* _PROBLEM TO SOLVE_
Skip the images. Copy the records exactly as written.

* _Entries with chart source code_
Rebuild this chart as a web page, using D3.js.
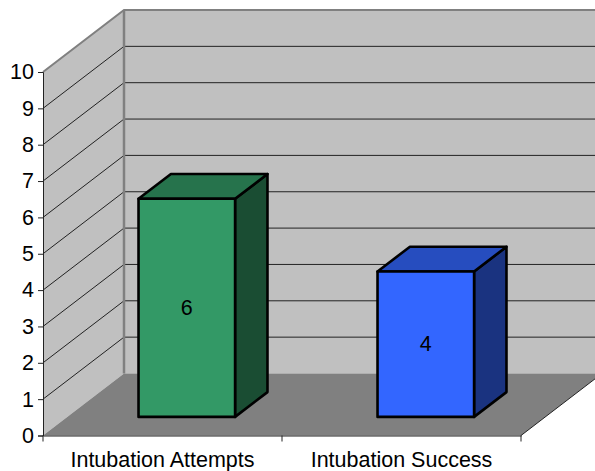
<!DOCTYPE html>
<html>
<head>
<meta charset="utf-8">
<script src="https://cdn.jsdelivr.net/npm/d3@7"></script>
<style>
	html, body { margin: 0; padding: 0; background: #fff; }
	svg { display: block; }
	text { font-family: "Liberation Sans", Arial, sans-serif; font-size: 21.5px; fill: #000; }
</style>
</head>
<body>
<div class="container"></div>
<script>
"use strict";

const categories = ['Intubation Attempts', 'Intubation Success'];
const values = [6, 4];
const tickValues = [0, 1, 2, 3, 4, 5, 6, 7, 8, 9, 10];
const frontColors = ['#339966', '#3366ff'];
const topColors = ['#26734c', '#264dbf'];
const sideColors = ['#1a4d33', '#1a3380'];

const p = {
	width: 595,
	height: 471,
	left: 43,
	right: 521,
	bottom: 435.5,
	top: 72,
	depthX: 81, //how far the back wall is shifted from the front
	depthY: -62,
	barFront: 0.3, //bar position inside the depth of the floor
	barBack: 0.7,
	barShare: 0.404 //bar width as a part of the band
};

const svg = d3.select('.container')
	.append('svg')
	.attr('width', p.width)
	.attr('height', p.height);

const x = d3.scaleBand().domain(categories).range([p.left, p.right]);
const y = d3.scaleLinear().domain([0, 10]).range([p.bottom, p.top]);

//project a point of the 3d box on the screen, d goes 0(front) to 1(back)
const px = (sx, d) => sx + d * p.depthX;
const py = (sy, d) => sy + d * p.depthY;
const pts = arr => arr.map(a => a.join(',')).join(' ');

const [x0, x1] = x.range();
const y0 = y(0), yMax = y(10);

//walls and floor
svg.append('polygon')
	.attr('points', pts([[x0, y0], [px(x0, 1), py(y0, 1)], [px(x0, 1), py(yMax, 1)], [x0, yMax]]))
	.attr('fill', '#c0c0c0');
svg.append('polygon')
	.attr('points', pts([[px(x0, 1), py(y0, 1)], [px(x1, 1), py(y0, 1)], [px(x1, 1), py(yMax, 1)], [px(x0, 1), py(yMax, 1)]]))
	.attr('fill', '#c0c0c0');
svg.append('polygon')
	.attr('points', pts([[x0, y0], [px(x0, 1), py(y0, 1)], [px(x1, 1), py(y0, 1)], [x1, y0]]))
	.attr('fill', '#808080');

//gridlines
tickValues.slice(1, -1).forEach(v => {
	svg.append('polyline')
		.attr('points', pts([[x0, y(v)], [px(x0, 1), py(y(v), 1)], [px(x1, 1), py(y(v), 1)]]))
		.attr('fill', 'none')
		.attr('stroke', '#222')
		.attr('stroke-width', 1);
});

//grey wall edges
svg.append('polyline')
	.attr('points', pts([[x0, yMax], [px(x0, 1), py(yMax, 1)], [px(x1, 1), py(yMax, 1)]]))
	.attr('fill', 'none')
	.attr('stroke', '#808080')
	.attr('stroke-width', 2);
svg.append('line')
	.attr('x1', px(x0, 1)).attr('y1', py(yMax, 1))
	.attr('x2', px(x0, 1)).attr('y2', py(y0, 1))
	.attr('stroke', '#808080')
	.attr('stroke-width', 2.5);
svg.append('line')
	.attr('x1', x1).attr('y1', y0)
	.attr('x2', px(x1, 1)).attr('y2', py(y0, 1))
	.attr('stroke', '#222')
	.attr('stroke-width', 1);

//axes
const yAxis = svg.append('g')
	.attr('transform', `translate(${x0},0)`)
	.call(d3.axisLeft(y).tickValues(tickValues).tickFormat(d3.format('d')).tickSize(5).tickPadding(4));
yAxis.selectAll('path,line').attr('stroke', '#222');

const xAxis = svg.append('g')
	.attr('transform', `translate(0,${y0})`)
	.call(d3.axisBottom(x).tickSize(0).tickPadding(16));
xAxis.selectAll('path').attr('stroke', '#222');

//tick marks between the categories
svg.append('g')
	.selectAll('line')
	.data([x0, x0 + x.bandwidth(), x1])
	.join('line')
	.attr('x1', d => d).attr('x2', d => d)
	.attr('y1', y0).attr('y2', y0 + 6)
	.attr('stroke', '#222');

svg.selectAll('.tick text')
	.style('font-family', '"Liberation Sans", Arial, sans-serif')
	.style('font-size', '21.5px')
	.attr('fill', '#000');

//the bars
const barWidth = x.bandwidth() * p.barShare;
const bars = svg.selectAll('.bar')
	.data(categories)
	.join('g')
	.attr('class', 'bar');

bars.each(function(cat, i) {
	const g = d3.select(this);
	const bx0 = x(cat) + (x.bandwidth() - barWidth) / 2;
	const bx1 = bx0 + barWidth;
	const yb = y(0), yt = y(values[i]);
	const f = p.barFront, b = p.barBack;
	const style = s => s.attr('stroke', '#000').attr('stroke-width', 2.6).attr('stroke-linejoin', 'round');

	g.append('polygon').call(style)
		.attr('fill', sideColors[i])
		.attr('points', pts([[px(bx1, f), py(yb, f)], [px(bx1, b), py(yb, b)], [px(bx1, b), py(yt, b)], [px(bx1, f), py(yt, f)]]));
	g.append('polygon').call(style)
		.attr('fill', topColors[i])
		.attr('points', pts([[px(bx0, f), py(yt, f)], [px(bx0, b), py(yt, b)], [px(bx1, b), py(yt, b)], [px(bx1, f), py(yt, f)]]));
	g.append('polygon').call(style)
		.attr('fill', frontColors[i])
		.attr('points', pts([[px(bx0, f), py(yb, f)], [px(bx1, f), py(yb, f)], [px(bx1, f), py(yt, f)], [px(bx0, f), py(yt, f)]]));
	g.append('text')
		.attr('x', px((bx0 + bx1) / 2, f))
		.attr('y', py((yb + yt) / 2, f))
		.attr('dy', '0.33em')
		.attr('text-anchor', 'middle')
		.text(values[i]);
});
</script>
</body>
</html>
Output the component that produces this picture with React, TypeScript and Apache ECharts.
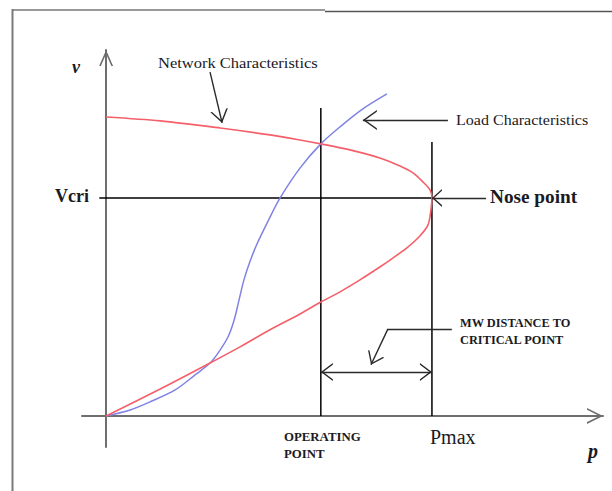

* _RESULT FOR THIS EXERCISE_
Rebuild this chart as a web page, using D3.js.
<!DOCTYPE html>
<html>
<head>
<meta charset="utf-8">
<script src="https://cdn.jsdelivr.net/npm/d3@7"></script>
<style>
	html, body { margin: 0; padding: 0; background: #fff; }
	svg { display: block; }
	text { font-family: "Liberation Sans", Arial, sans-serif; font-size: 21.5px; fill: #000; }
</style>
</head>
<body>
<div class="container"></div>
<script>
"use strict";

const categories = ['Intubation Attempts', 'Intubation Success'];
const values = [6, 4];
const tickValues = [0, 1, 2, 3, 4, 5, 6, 7, 8, 9, 10];
const frontColors = ['#339966', '#3366ff'];
const topColors = ['#26734c', '#264dbf'];
const sideColors = ['#1a4d33', '#1a3380'];

const p = {
	width: 595,
	height: 471,
	left: 43,
	right: 521,
	bottom: 435.5,
	top: 72,
	depthX: 81, //how far the back wall is shifted from the front
	depthY: -62,
	barFront: 0.3, //bar position inside the depth of the floor
	barBack: 0.7,
	barShare: 0.404 //bar width as a part of the band
};

const svg = d3.select('.container')
	.append('svg')
	.attr('width', p.width)
	.attr('height', p.height);

const x = d3.scaleBand().domain(categories).range([p.left, p.right]);
const y = d3.scaleLinear().domain([0, 10]).range([p.bottom, p.top]);

//project a point of the 3d box on the screen, d goes 0(front) to 1(back)
const px = (sx, d) => sx + d * p.depthX;
const py = (sy, d) => sy + d * p.depthY;
const pts = arr => arr.map(a => a.join(',')).join(' ');

const [x0, x1] = x.range();
const y0 = y(0), yMax = y(10);

//walls and floor
svg.append('polygon')
	.attr('points', pts([[x0, y0], [px(x0, 1), py(y0, 1)], [px(x0, 1), py(yMax, 1)], [x0, yMax]]))
	.attr('fill', '#c0c0c0');
svg.append('polygon')
	.attr('points', pts([[px(x0, 1), py(y0, 1)], [px(x1, 1), py(y0, 1)], [px(x1, 1), py(yMax, 1)], [px(x0, 1), py(yMax, 1)]]))
	.attr('fill', '#c0c0c0');
svg.append('polygon')
	.attr('points', pts([[x0, y0], [px(x0, 1), py(y0, 1)], [px(x1, 1), py(y0, 1)], [x1, y0]]))
	.attr('fill', '#808080');

//gridlines
tickValues.slice(1, -1).forEach(v => {
	svg.append('polyline')
		.attr('points', pts([[x0, y(v)], [px(x0, 1), py(y(v), 1)], [px(x1, 1), py(y(v), 1)]]))
		.attr('fill', 'none')
		.attr('stroke', '#222')
		.attr('stroke-width', 1);
});

//grey wall edges
svg.append('polyline')
	.attr('points', pts([[x0, yMax], [px(x0, 1), py(yMax, 1)], [px(x1, 1), py(yMax, 1)]]))
	.attr('fill', 'none')
	.attr('stroke', '#808080')
	.attr('stroke-width', 2);
svg.append('line')
	.attr('x1', px(x0, 1)).attr('y1', py(yMax, 1))
	.attr('x2', px(x0, 1)).attr('y2', py(y0, 1))
	.attr('stroke', '#808080')
	.attr('stroke-width', 2.5);
svg.append('line')
	.attr('x1', x1).attr('y1', y0)
	.attr('x2', px(x1, 1)).attr('y2', py(y0, 1))
	.attr('stroke', '#222')
	.attr('stroke-width', 1);

//axes
const yAxis = svg.append('g')
	.attr('transform', `translate(${x0},0)`)
	.call(d3.axisLeft(y).tickValues(tickValues).tickFormat(d3.format('d')).tickSize(5).tickPadding(4));
yAxis.selectAll('path,line').attr('stroke', '#222');

const xAxis = svg.append('g')
	.attr('transform', `translate(0,${y0})`)
	.call(d3.axisBottom(x).tickSize(0).tickPadding(16));
xAxis.selectAll('path').attr('stroke', '#222');

//tick marks between the categories
svg.append('g')
	.selectAll('line')
	.data([x0, x0 + x.bandwidth(), x1])
	.join('line')
	.attr('x1', d => d).attr('x2', d => d)
	.attr('y1', y0).attr('y2', y0 + 6)
	.attr('stroke', '#222');

svg.selectAll('.tick text')
	.style('font-family', '"Liberation Sans", Arial, sans-serif')
	.style('font-size', '21.5px')
	.attr('fill', '#000');

//the bars
const barWidth = x.bandwidth() * p.barShare;
const bars = svg.selectAll('.bar')
	.data(categories)
	.join('g')
	.attr('class', 'bar');

bars.each(function(cat, i) {
	const g = d3.select(this);
	const bx0 = x(cat) + (x.bandwidth() - barWidth) / 2;
	const bx1 = bx0 + barWidth;
	const yb = y(0), yt = y(values[i]);
	const f = p.barFront, b = p.barBack;
	const style = s => s.attr('stroke', '#000').attr('stroke-width', 2.6).attr('stroke-linejoin', 'round');

	g.append('polygon').call(style)
		.attr('fill', sideColors[i])
		.attr('points', pts([[px(bx1, f), py(yb, f)], [px(bx1, b), py(yb, b)], [px(bx1, b), py(yt, b)], [px(bx1, f), py(yt, f)]]));
	g.append('polygon').call(style)
		.attr('fill', topColors[i])
		.attr('points', pts([[px(bx0, f), py(yt, f)], [px(bx0, b), py(yt, b)], [px(bx1, b), py(yt, b)], [px(bx1, f), py(yt, f)]]));
	g.append('polygon').call(style)
		.attr('fill', frontColors[i])
		.attr('points', pts([[px(bx0, f), py(yb, f)], [px(bx1, f), py(yb, f)], [px(bx1, f), py(yt, f)], [px(bx0, f), py(yt, f)]]));
	g.append('text')
		.attr('x', px((bx0 + bx1) / 2, f))
		.attr('y', py((yb + yt) / 2, f))
		.attr('dy', '0.33em')
		.attr('text-anchor', 'middle')
		.text(values[i]);
});
</script>
</body>
</html>
Output the component that produces this picture with React, TypeScript and Apache ECharts.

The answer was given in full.